I don't know anything about it but would like to attend if possible.


Pete


----------



## suttree (Aug 17, 2007)

i'll be there, with a buddy. looking forward to checking the stuff out. james peters tells me he'll be there with a few amps as well.


----------



## GuitarsCanada (Dec 30, 2005)

Yes, Pete. Harmony Central. They have it all set up. Not sure why nobody posted it over here.


----------



## faracaster (Mar 9, 2006)

So could anyone point me to any info on this happening???? :smile:

Pete


----------



## suttree (Aug 17, 2007)

faracaster said:


> So could anyone point me to any info on this happening???? :smile:
> 
> Pete


 yup. PM sent.


----------



## Pneumonic (Feb 14, 2008)

Is there a signup procedure for this event or do you just show up with your gear?


----------



## suttree (Aug 17, 2007)

faracaster said:


> So could anyone point me to any info on this happening???? :smile:
> 
> Pete


did you get the pm? no reply received here. (ten)


----------



## suttree (Aug 17, 2007)

Pneumonic said:


> Is there a signup procedure for this event or do you just show up with your gear?
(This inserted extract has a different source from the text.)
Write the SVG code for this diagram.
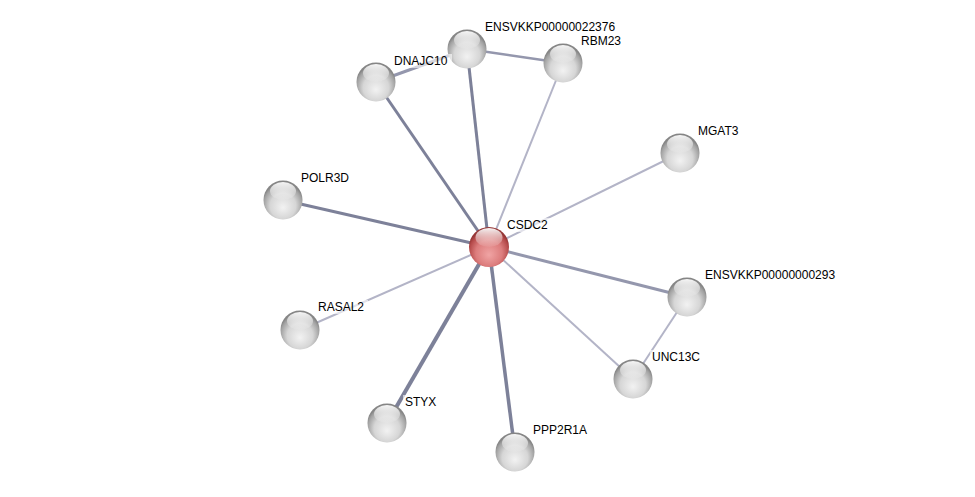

starts at noon, there's no signup that i'm aware of. i'm just gonna pop through and see all the shiny happy people myself.


----------



## JamesPeters (Feb 2, 2006)

It was nice to see you again, Paul!

The next time there's an ampfest in Toronto, I'll see if I can be in on the organization of it. Not that I want the ampfest to be more about me.  But the way things went with the ampfest's organization, it was up in the air as to whether it was even going to happen or not. I'm glad there was enough of a turnout to make it worthwhile for the people who attended.


----------



## suttree (Aug 17, 2007)

you too james, the amps sound great!

i'll definitely come to the next one.


----------